The positions taken for or against Llull by the most famous thinkers of the 17th century, therefore, took the selection we have referred to as its starting point, a selection which conditioned both Descartes’ rejection and Leibniz’ enthusiasm; it is a fact that Isaac Newton had a copy of Zetzner’s anthology of Lullian works in his library. And Leibniz, on the basis of this same source, delivered a favourable judgement regarding the Ars combinatoria as a method of mechanising the foundations of knowledge and of infallibly distinguishing truth from falsehood. Llull represented the constant point of reference in the project of constructing a universal language based upon a logico-deductive general science and linked to a generative encyclopedia, on which many worked in the 17th and 18th centuries.

When the first guides to the history of medieval science appeared at the beginning of the 20th century, Llull’s name took a place among the masters of the 13th century (Saint Albert, Saint Thomas, Roger Bacon…), but it was necessary to wait until the second half of the century for someone to arrive at a working explanation of the degree to which Llull’s science depended upon the Art and of how it fitted into the intellectual context of his day. This has been made possible by the studies of F. Yates, R. Pring-Mill, A. Bonner, with substantial contributions by M. Pereira, J. Gayà, F. Domínguez, J. M. Ruiz Simon and by Catalan historians of the Arabic tradition, J. M. Millàs, J. Vernet and J. Samsó. It was also in the second half of the 20th century that critics were able to outline the role of Llull’s logic and the value of his ontology. Charles Lohr, in particular, considers Llull to be one of the founders of metaphysics in the period of the Renaissance.
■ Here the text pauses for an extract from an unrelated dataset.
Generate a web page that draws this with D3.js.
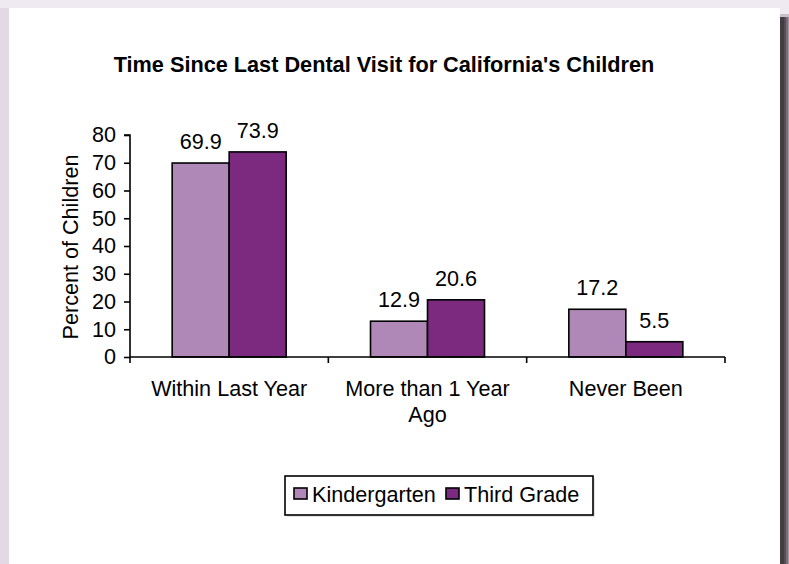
<!DOCTYPE html>
<html><head><meta charset="utf-8">
<script src="https://cdn.jsdelivr.net/npm/d3@7"></script>
<style>html,body{margin:0;padding:0;overflow:hidden;background:#eee7ef}svg{display:block}</style>
</head><body>
<script>
const categories = [["Within Last Year"], ["More than 1 Year", "Ago"], ["Never Been"]];
const seriesNames = ["Kindergarten", "Third Grade"];
const kindergarten = [69.9, 12.9, 17.2];
const thirdGrade = [73.9, 20.6, 5.5];
const yTicks = [0, 10, 20, 30, 40, 50, 60, 70, 80];
const title = "Time Since Last Dental Visit for California's Children";
const yTitle = "Percent of Children";
const colors = ["#b088b7", "#7b2a80"];

const W = 789, H = 564;
const FONT = "Arial, 'Liberation Sans', sans-serif";
const FS = 21.6;
const svg = d3.select("body").append("svg").attr("width", W).attr("height", H)
  .style("font-family", FONT);

// backdrop
svg.append("rect").attr("x", 0).attr("y", 0).attr("width", W).attr("height", H).attr("fill", "#efe9f1");
svg.append("rect").attr("x", 0).attr("y", 8).attr("width", 9).attr("height", H).attr("fill", "#e4d8e6");
svg.append("rect").attr("x", 779).attr("y", 14).attr("width", 10).attr("height", H).attr("fill", "#c9bfc8");
svg.append("rect").attr("x", 779).attr("y", 17).attr("width", 10).attr("height", H).attr("fill", "#433d42");
svg.append("rect").attr("x", 784).attr("y", 17).attr("width", 5).attr("height", H).attr("fill", "#554e54");
svg.append("rect").attr("x", 786).attr("y", 17).attr("width", 3).attr("height", H).attr("fill", "#7a6f79");
svg.append("rect").attr("x", 788).attr("y", 17).attr("width", 1).attr("height", H).attr("fill", "#a494a3");
svg.append("rect").attr("x", 9).attr("y", 8).attr("width", 771).attr("height", H).attr("fill", "#ffffff");

const x0 = 130, x1 = 725, yTop = 135, yBot = 357;
const x = d3.scaleBand().domain(d3.range(categories.length)).range([x0, x1]);
const y = d3.scaleLinear().domain([0, 80]).range([yBot, yTop]);
const barW = 57;

svg.append("text").attr("x", 384).attr("y", 72).attr("text-anchor", "middle")
  .attr("font-weight", "bold").attr("font-size", 21.7).text(title);

// bars
const data = [kindergarten, thirdGrade];
data.forEach((vals, s) => {
  svg.append("g").selectAll("rect").data(vals).join("rect")
    .attr("x", (d, i) => x(i) + x.bandwidth() / 2 - barW + s * barW)
    .attr("y", d => y(d)).attr("width", barW).attr("height", d => yBot - y(d))
    .attr("fill", colors[s]).attr("stroke", "#000").attr("stroke-width", 1.6);
  svg.append("g").selectAll("text").data(vals).join("text")
    .attr("x", (d, i) => x(i) + x.bandwidth() / 2 - barW / 2 + s * barW)
    .attr("y", d => y(d) - 14).attr("text-anchor", "middle").attr("font-size", FS)
    .text(d => d.toFixed(1));
});

// y axis
const ya = svg.append("g").attr("transform", `translate(${x0},0)`)
  .call(d3.axisLeft(y).tickValues(yTicks).tickSize(6).tickPadding(8).tickFormat(d3.format("d")));
ya.select(".domain").attr("stroke", "#000").attr("stroke-width", 1.6).attr("d", `M-6,${yTop}H0V${yBot}`);
ya.selectAll(".tick line").attr("stroke-width", 1.6);
ya.selectAll("text").attr("font-size", FS).attr("font-family", FONT).attr("fill", "#000");

// x axis
const xa = svg.append("g").attr("transform", `translate(0,${yBot})`);
xa.append("line").attr("x1", x0).attr("x2", x1).attr("y1", 0).attr("y2", 0).attr("stroke", "#000").attr("stroke-width", 1.6);
const bounds = d3.range(categories.length).map(i => x(i)).concat([x1]);
xa.selectAll("line.t").data(bounds).join("line").attr("class", "t")
  .attr("x1", d => d).attr("x2", d => d).attr("y1", 0).attr("y2", 6).attr("stroke", "#000").attr("stroke-width", 1.6);
categories.forEach((lines, i) => {
  const t = xa.append("text").attr("text-anchor", "middle").attr("font-size", FS)
    .attr("transform", `translate(${x(i) + x.bandwidth() / 2},39)`);
  lines.forEach((l, j) => t.append("tspan").attr("x", 0).attr("dy", j === 0 ? 0 : 26).text(l));
});

svg.append("text").attr("transform", "translate(78,247) rotate(-90)").attr("text-anchor", "middle")
  .attr("font-size", FS).text(yTitle);

// legend
const leg = svg.append("g");
leg.append("rect").attr("x", 287).attr("y", 478).attr("width", 308).attr("height", 39).attr("fill", "#c8c8c8").attr("opacity", 0.5);
leg.append("rect").attr("x", 285).attr("y", 476).attr("width", 308).attr("height", 39).attr("fill", "#fff").attr("stroke", "#000").attr("stroke-width", 1.6);
const legX = [294, 446];
seriesNames.forEach((n, i) => {
  leg.append("rect").attr("x", legX[i]).attr("y", 488).attr("width", 13).attr("height", 11)
    .attr("fill", colors[i]).attr("stroke", "#000").attr("stroke-width", 1.6);
  leg.append("text").attr("x", legX[i] + 18).attr("y", 502).attr("font-size", FS).text(n);
});
</script>
</body></html>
The contributions of historians, such as J. N. Hillgarth, have been essential in identifying the documented outlines of the historical Ramon Llull.

An important aspect of current studies on Ramon Llull is the critical editions of his works. The Latin works are published in the ROL series (Raimundi Lulli Opera Latina, Corpus Christianorum. Continuatio Medievalis by Brepols publishers (Turnhout, Belgium) and the Catalan works in the NEORL series (Nova edició de les obres de Ramon Llull, Patronat Ramon Llull (Palma de Mallorca-Barcelona). The ROL series reached Volume 38 in 2017 and consists of editions of Llull’s later works, since they are being published in inverse chronological order (the Mainz edition from the 18th century only provided the early works). The NEORL series reached Volume 15 in 2018 and complement the 21-volume ORL series (Obres originals de Ramon Llull, which were published in Palma de Mallorca between 1906 and 1950).

Studies upon Llull of every variety appear throughout the world, the majority of which are reviewed in the bibliographical bulletin of the journal Studia Lulliana.

See: T. and J. Carreras Artau, Historia de la filosofia espanyola. Filosofia cristiana del segle xiii al xv, facsimile edition, Vol. 2 (Barcelona: Institut d’Estudis Catalans, 2001): the history of Lullism occupies pp. 9-437; Del frau a l’erudició. Aportacions a la historia del lul·lisme dels segles xiv al xviii = Randa, 27 (Barcelona, Curial Edicions, 1990).